Hallo guten Tag Forum ,

ich bin ein laienhafter Corelnutzer und scheitere gerade an einer Anwendung. Ich möchte um eine gläserne 3D Kugel, um die ein breites Metallband gewickelt ist, einen Text legen (siehe Bild). Der Text soll also auf dem Metallband liegen, es brauchen keine Buchstaben hinter der Kugel "verschwinden", sondern alles soll sichtbar sein. (Ähnlich wie bei Supermans "Daily Planet). Ich habe es mit "Text an Objekt ausrichten" versucht aber das klappt nicht, denn der Text legt sich immer oben auf den Kreis, dann stimmt aber die Wölbung nicht, die ja nach unten sein muß. Weiter habe ich es mit der Linse/Fischauge probiert, ist aber auch nicht richtig, zumal dann der Hintergrund vom Text nicht mehr transparent ist.
Habt ihr eine Idee, welches Hilfsmittel ich da anwenden muß oder welche Kombination von Hilfsmitteln? Hab auch schon mal bei Corel Photopaint nachgeschaut, was mich aber auch nicht wirklich schlauer gemacht hat.
Ich habe auch Photoshop CS5, allerdings arbeite ich damit sonst nie und das Tutorial müßte schon sehr "blondinensicher" sein, damit ich damit auch klarkomme...

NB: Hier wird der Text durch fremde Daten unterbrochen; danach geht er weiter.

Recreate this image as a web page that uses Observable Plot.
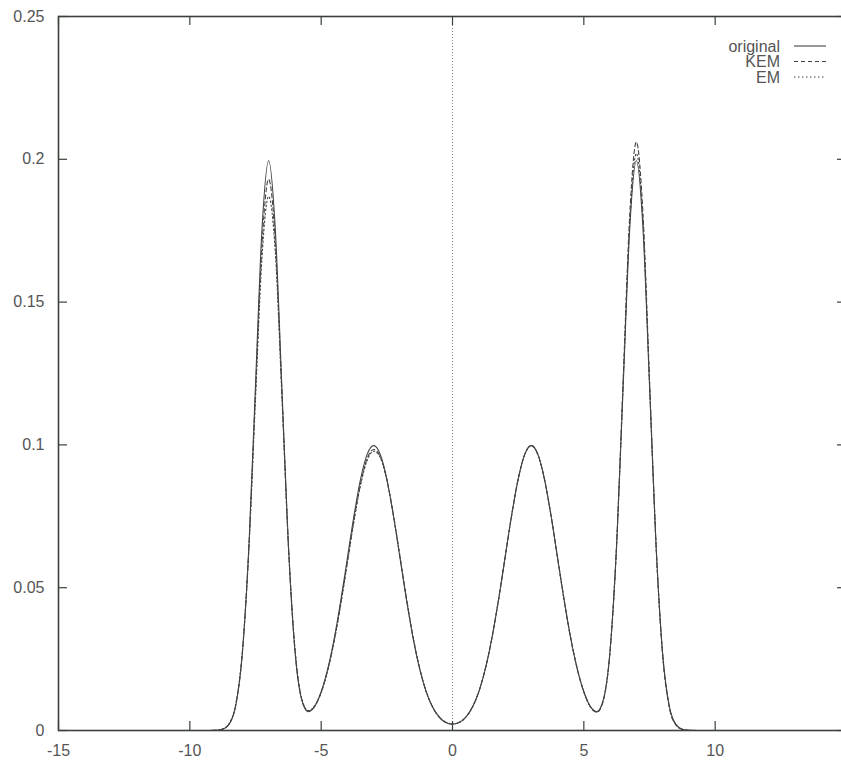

Bin für jeden Tipp und jede Hilfe dankbar
Viele Grüße aus Spanien;-)
Sunnyisland


----------



## smileyml (12. März 2012)

Mmh, du hast Corel undPhotopainz/Photoshop zur Auswahl. Dazu wäre folgendes vorweg zu klären:
1. In welchem Dateiformat liegt dir die Kugel vor?
2. Welches Dateiformat willst du am Ende haben?
Mir geht es bei beiden Fragen vor allem darum ob es im Pixel- oder Vektorformat ist/sein soll?!

Grüße Marco


----------



## sunnyisland (15. März 2012)

Hi Marco, das ging ja fix...
die Kugel liegt mir als jpg. vor. Da ich auch zu blöd bin, sie im Photoshop freuizustellen, was - wie mir jeder versichert - viel einfacher ist - nehme ich lieber die umständliche Art in Corel. (normal, nicht in Photopaint...)
Das Endprodukt soll ein Logo sein, weiterverarbeiten werde ich es hauptsächlich in Corel, sofern ich mich nicht irgendwann mal durch Photoshop durchquäle. Png wäre vielleicht gut, ist ja zwar kein 
transparenter Hintergrund aber dann brauche ich es nicht nochmal freistellen...

LG

hmmmmm..... bitte nicht so viele Antworten auf einmal...
Hat denn keiner eine Idee****
Würde mich wirklich über jede Hilfe freuen...

LG
Sunnyisland

 
Määänsch..... - hat den keiner eine Idee oder einen Rat, was ich machen kann********?
Das muß doch gehen, können andere doch auch.....
Notfalls nehme ich auch eine Photoshop-Anleitung, die mußt dann allerdings noch idiotensicherer sein....

Vielleicht findet sich ja doch noch ein "Auskenner" hier im Forum, würde mir echt weiterhelfen...

Danke und Grüße
Sunnyisland;-)


----------